DATA SHOWN –
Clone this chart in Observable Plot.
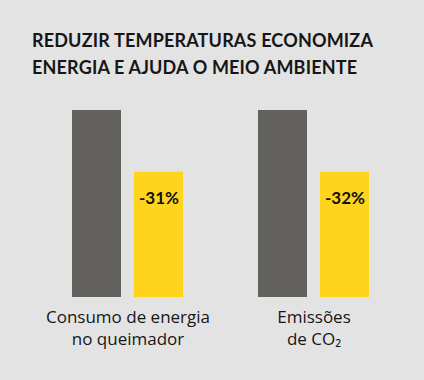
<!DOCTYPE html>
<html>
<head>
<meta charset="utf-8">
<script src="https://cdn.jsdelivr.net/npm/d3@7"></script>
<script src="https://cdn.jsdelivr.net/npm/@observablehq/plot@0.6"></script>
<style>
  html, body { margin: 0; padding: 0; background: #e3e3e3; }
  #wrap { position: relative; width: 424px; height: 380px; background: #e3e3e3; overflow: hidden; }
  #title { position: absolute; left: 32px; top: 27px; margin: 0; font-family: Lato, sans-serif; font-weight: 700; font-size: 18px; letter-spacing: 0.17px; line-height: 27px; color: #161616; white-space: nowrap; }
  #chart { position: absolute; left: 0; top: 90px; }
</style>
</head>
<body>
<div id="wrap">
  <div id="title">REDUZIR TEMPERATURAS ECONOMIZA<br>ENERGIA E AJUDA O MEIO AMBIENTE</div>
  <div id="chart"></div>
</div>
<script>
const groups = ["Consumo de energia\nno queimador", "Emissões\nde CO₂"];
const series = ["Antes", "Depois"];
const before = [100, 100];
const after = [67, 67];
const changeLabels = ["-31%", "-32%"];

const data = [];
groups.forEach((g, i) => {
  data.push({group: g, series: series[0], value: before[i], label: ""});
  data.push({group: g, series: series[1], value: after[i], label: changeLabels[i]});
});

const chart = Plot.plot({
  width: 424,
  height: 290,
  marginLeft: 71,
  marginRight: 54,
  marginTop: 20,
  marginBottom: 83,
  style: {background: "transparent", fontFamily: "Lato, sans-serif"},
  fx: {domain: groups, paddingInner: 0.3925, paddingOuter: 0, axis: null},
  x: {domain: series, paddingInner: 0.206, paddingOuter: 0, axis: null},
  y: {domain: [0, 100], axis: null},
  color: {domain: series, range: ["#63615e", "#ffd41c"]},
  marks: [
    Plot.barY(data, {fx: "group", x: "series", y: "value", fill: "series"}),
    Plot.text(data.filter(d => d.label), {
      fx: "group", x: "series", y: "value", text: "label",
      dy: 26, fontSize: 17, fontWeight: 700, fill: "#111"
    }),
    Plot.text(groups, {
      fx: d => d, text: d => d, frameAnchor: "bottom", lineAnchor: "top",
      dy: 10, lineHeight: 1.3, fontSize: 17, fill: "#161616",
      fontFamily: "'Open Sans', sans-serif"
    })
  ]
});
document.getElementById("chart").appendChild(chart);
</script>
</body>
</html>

AIM – Quote all the lines above exactly as given. Do not include the pictures.

EXERCISE RESULT –
Clone this chart in Observable Plot.
<!DOCTYPE html>
<html>
<head>
<meta charset="utf-8">
<script src="https://cdn.jsdelivr.net/npm/d3@7"></script>
<script src="https://cdn.jsdelivr.net/npm/@observablehq/plot@0.6"></script>
<style>
  html, body { margin: 0; padding: 0; background: #e3e3e3; }
  #wrap { position: relative; width: 424px; height: 380px; background: #e3e3e3; overflow: hidden; }
  #title { position: absolute; left: 32px; top: 27px; margin: 0; font-family: Lato, sans-serif; font-weight: 700; font-size: 18px; letter-spacing: 0.17px; line-height: 27px; color: #161616; white-space: nowrap; }
  #chart { position: absolute; left: 0; top: 90px; }
</style>
</head>
<body>
<div id="wrap">
  <div id="title">REDUZIR TEMPERATURAS ECONOMIZA<br>ENERGIA E AJUDA O MEIO AMBIENTE</div>
  <div id="chart"></div>
</div>
<script>
const groups = ["Consumo de energia\nno queimador", "Emissões\nde CO₂"];
const series = ["Antes", "Depois"];
const before = [100, 100];
const after = [67, 67];
const changeLabels = ["-31%", "-32%"];

const data = [];
groups.forEach((g, i) => {
  data.push({group: g, series: series[0], value: before[i], label: ""});
  data.push({group: g, series: series[1], value: after[i], label: changeLabels[i]});
});

const chart = Plot.plot({
  width: 424,
  height: 290,
  marginLeft: 71,
  marginRight: 54,
  marginTop: 20,
  marginBottom: 83,
  style: {background: "transparent", fontFamily: "Lato, sans-serif"},
  fx: {domain: groups, paddingInner: 0.3925, paddingOuter: 0, axis: null},
  x: {domain: series, paddingInner: 0.206, paddingOuter: 0, axis: null},
  y: {domain: [0, 100], axis: null},
  color: {domain: series, range: ["#63615e", "#ffd41c"]},
  marks: [
    Plot.barY(data, {fx: "group", x: "series", y: "value", fill: "series"}),
    Plot.text(data.filter(d => d.label), {
      fx: "group", x: "series", y: "value", text: "label",
      dy: 26, fontSize: 17, fontWeight: 700, fill: "#111"
    }),
    Plot.text(groups, {
      fx: d => d, text: d => d, frameAnchor: "bottom", lineAnchor: "top",
      dy: 10, lineHeight: 1.3, fontSize: 17, fill: "#161616",
      fontFamily: "'Open Sans', sans-serif"
    })
  ]
});
document.getElementById("chart").appendChild(chart);
</script>
</body>
</html>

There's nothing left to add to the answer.